Presidente Miller, battuto record della riunione più lunga

C'è chi lo ha chiamato un collage (Donald Sutherland), chi un puzzle (Mads Mikkelesen), chi lo ha paragonato a un dipinto di cui era necessario scegliere e comporre i colori, secondo l'azzeccata metafora del presidente della giuria, l'australiano George Miller. Comunque la si racconti la "traversata nel deserto" dei nove giurati di Cannes aveva un obiettivo ben determinato dallo stesso Miller: comporre un percorso corale e logico, che prescindesse dal puro sentimento soggettivo dei singoli componenti. In quest'ottica le scelte finali, dalla Palma d'oro fino ai premi per gli attori, la stessa "scaletta" scelta per gli annunci della giuria assume un profilo - magari discutibile - logico e che voleva tendere all'unanimità.

Questa in verità sembra invece mai raggiunta tanto che alcune scelte appaiono di compromesso, ma la direzione si conferma invece univoca e sorprendente: fare di Cannes e dei suoi premi un bastione della creatività e del cinema d'autore che sa ancora guardare agli individui e alle loro tragedie quotidiane. "Credo che abbiamo battuto il record della più lunga riunione di giuria nella storia di Cannes - commenta ridendo George Miller - ma ci animava una reale passione e il desiderio di indicare alcuni punti fermi.
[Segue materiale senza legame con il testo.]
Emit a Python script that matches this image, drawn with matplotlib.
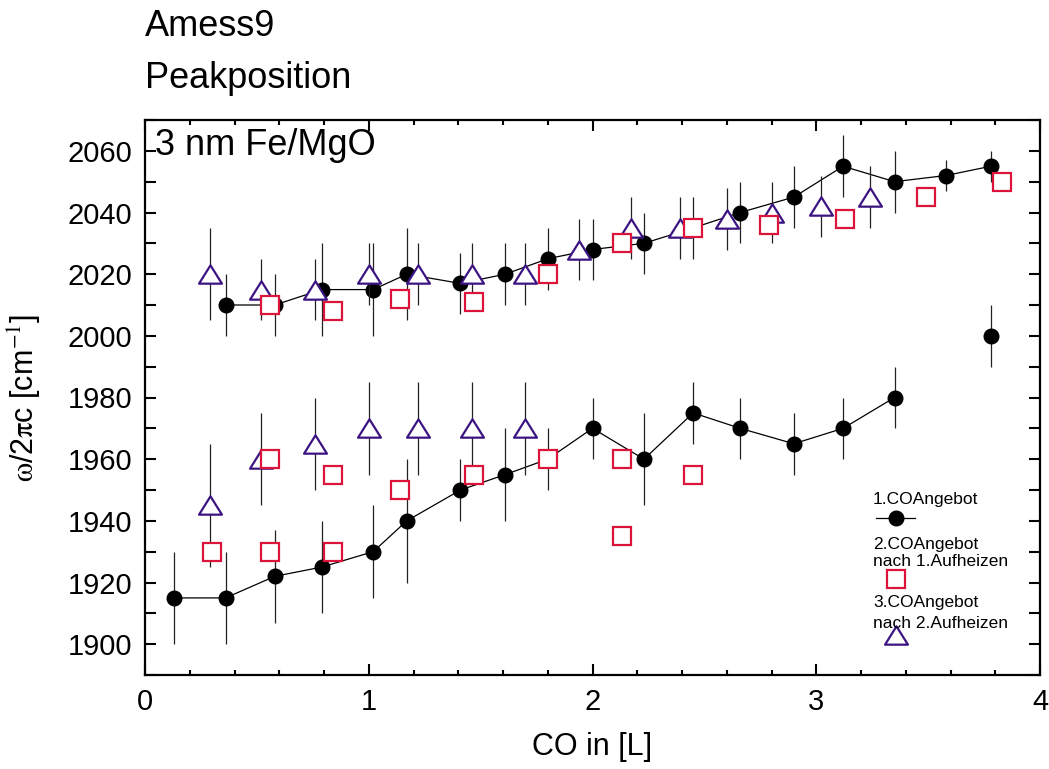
import matplotlib
matplotlib.use("Agg")
import matplotlib.pyplot as plt
from matplotlib.ticker import MultipleLocator
from matplotlib.path import Path

plt.rcParams['font.family'] = ['Liberation Sans', 'DejaVu Sans']
plt.rcParams['mathtext.fontset'] = 'stix'

# 1. CO Angebot (filled circles, connected, with error bars)
circ_up_x = [0.36, 0.58, 0.79, 1.02, 1.17, 1.41, 1.61, 1.80, 2.00, 2.23, 2.45, 2.66, 2.90, 3.12, 3.35, 3.58, 3.78]
circ_up_y = [2010, 2010, 2015, 2015, 2020, 2017, 2020, 2025, 2028, 2030, 2035, 2040, 2045, 2055, 2050, 2052, 2055]
circ_up_err = [10, 10, 15, 15, 15, 10, 10, 10, 10, 10, 10, 10, 10, 10, 10, 5, 5]

circ_lo_x = [0.13, 0.36, 0.58, 0.79, 1.02, 1.17, 1.41, 1.61, 1.80, 2.00, 2.23, 2.45, 2.66, 2.90, 3.12, 3.35]
circ_lo_y = [1915, 1915, 1922, 1925, 1930, 1940, 1950, 1955, 1960, 1970, 1960, 1975, 1970, 1965, 1970, 1980]
circ_lo_err = [15, 15, 15, 15, 15, 20, 10, 15, 10, 10, 15, 10, 10, 10, 10, 10]

circ_single_x = [3.78]
circ_single_y = [2000]
circ_single_err = [10]

# 2. CO Angebot nach 1. Aufheizen (open squares)
sq_up_x = [0.56, 0.84, 1.14, 1.47, 1.80, 2.13, 2.45, 2.79, 3.13, 3.49, 3.83]
sq_up_y = [2010, 2008, 2012, 2011, 2020, 2030, 2035, 2036, 2038, 2045, 2050]
sq_lo_x = [0.30, 0.56, 0.84, 0.56, 0.84, 1.14, 1.47, 1.80, 2.13, 2.45, 2.13]
sq_lo_y = [1930, 1930, 1930, 1960, 1955, 1950, 1955, 1960, 1960, 1955, 1935]

# 3. CO Angebot nach 2. Aufheizen (open triangles, with error bars)
tri_up_x = [0.29, 0.52, 0.76, 1.00, 1.22, 1.46, 1.70, 1.94, 2.17, 2.39, 2.60, 2.80, 3.02, 3.24]
tri_up_y = [2020, 2015, 2015, 2020, 2020, 2020, 2020, 2028, 2035, 2035, 2038, 2040, 2042, 2045]
tri_up_err = [15, 10, 10, 10, 10, 10, 10, 10, 10, 10, 10, 10, 10, 10]
tri_lo_x = [0.29, 0.52, 0.76, 1.00, 1.22, 1.46, 1.70]
tri_lo_y = [1945, 1960, 1965, 1970, 1970, 1970, 1970]
tri_lo_err = [20, 15, 15, 15, 15, 15, 15]

legend_labels = ["1.COAngebot", "2.COAngebot\nnach 1.Aufheizen", "3.COAngebot\nnach 2.Aufheizen"]

RED = '#dc143c'
PURPLE = '#3c1482'

# wide, flat open triangle
tri_marker = Path([(-1.0, -0.8), (1.0, -0.8), (0.0, 0.8), (-1.0, -0.8)],
                  [Path.MOVETO, Path.LINETO, Path.LINETO, Path.CLOSEPOLY])

fig = plt.figure(figsize=(10.49, 7.69), dpi=100)
ax = fig.add_axes([145 / 1049, 1 - 675 / 769, 895 / 1049, 555 / 769])

err_kw = dict(ecolor='#222222', elinewidth=0.9, capsize=0)

for xs, ys, es in [(circ_up_x, circ_up_y, circ_up_err), (circ_lo_x, circ_lo_y, circ_lo_err)]:
    ax.errorbar(xs, ys, yerr=es, fmt='o', color='black', markersize=10.5,
                linestyle='-', linewidth=0.9, zorder=2, **err_kw)
ax.errorbar(circ_single_x, circ_single_y, yerr=circ_single_err, fmt='o', color='black',
            markersize=10.5, zorder=2, **err_kw)

for xs, ys, es in [(tri_up_x, tri_up_y, tri_up_err), (tri_lo_x, tri_lo_y, tri_lo_err)]:
    ax.errorbar(xs, ys, yerr=es, fmt='none', zorder=3, **err_kw)
    ax.plot(xs, ys, linestyle='none', marker=tri_marker, markersize=16.5,
            markerfacecolor='white', markeredgecolor=PURPLE, markeredgewidth=1.6, zorder=4)

for xs, ys in [(sq_up_x, sq_up_y), (sq_lo_x, sq_lo_y)]:
    ax.plot(xs, ys, linestyle='none', marker='s', markersize=12.5,
            markerfacecolor='white', markeredgecolor=RED, markeredgewidth=1.6, zorder=5)

ax.set_xlim(0, 4)
ax.set_ylim(1890, 2070)
ax.xaxis.set_major_locator(MultipleLocator(1))
ax.xaxis.set_minor_locator(MultipleLocator(0.2))
ax.yaxis.set_major_locator(MultipleLocator(20))
ax.yaxis.set_minor_locator(MultipleLocator(10))
ax.tick_params(which='both', direction='in', top=True, right=True, width=1.5, labelsize=21)
ax.tick_params(axis='x', which='major', length=8, pad=9)
ax.tick_params(axis='x', which='minor', length=3.8)
ax.tick_params(axis='y', which='both', length=8, pad=9)
for sp in ax.spines.values():
    sp.set_linewidth(1.6)

ax.set_xlabel("CO in [L]", fontsize=22, labelpad=12)
ax.set_ylabel(r"$\mathrm{\omega}$/2$\mathrm{\pi}$c [cm$^{-1}$]", fontsize=22, labelpad=18)

ax.text(0.011, 0.985, "3 nm Fe/MgO", transform=ax.transAxes, fontsize=26,
        ha='left', va='top')

fig.text(145 / 1049, 1 - 36 / 769, "Amess9", fontsize=26, ha='left', va='baseline')
fig.text(145 / 1049, 1 - 88 / 769, "Peakposition", fontsize=26, ha='left', va='baseline')

# key
tx = 0.8134
mx = 0.839
ax.text(tx, 0.317, legend_labels[0], transform=ax.transAxes, fontsize=12.5, va='center')
ax.plot([0.817, 0.860], [0.283, 0.283], transform=ax.transAxes, color='black',
        linewidth=0.9, clip_on=False)
ax.plot([mx], [0.283], transform=ax.transAxes, marker='o', color='black',
        markersize=10.5, clip_on=False)
ax.text(tx, 0.220, legend_labels[1], transform=ax.transAxes, fontsize=12.5, va='center',
        linespacing=1.1)
ax.plot([mx], [0.173], transform=ax.transAxes, marker='s', markersize=12.5,
        markerfacecolor='white', markeredgecolor=RED, markeredgewidth=1.6, clip_on=False)
ax.text(tx, 0.112, legend_labels[2], transform=ax.transAxes, fontsize=12.5, va='center',
        linespacing=1.45)
ax.plot([mx], [0.072], transform=ax.transAxes, marker=tri_marker, markersize=16.5,
        markerfacecolor='white', markeredgecolor=PURPLE, markeredgewidth=1.6, clip_on=False)

fig.savefig("out.png", dpi=100)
Non sarebbe corretto parlare delle singole scelte e anche delle esclusioni che sono fatali e non vogliono dire che i film rimasti fuori dal palmarès non avessero grandi qualità. C'è stata passione, rispetto, anche violenza nelle nostre discussioni, ma alla fine credo possiamo tutti partire contenti di quel che abbiamo fatto. Il direttore Thierry Fremaux ci ha sottoposto una selezione importante di ciò che è oggi il cinema di qualità e in questo campo abbiamo provato a indicare dei valori e sostenere degli artisti".

"La cosa per me più bella - ha sottolineato invece uno spiritoso e appassionato Donald Sutherland, intabarrato tutto il tempo in uno scialle per proteggersi dall'aria condizionata del Palais - è stato ascoltare colleghi molto più giovani di me e preparatissimi sul cinema, talenti che avevano voglia di battersi per le loro idee e passioni e sapevano insegnare tanto a un vecchio come me. Partirò domani con una grande allegria per i giorni passati insieme ma anche molta nostalgia per persone bellissime che ho incontrato qui per la prima volta".

A chi chiedeva con insistenza come mai in un'annata tanto marcata dalla presenza femminile, la giuria ne avesse tenuto conto solo in maniera residuale (un premio obbligato alla migliore attrice e una ricompensa di secondo livello per l'inglese Andrea Arnold) ha risposto per tutti Mads Mikkelsen: "Quando si arriva a Cannes ci si trova davanti ciò che per il selezionatore è il meglio possibile; a quel punto tutte le questioni relative all'importanza delle donne nell'arte e nella società (che sono certo attuali e cruciali) passano in secondo piano. Noi dovevamo fare un altro lavoro per il quale c'era parità assoluta; c'erano talenti e artisti, non uomini, donne o quant'altro". Idea ribadita da una battagliera Valeria Golino che ha comunque riconosciuto di aver incontrato "tantissime figure femminili di grande bellezza e forza, anche nei film che mi hanno convinta di meno". (ANSA).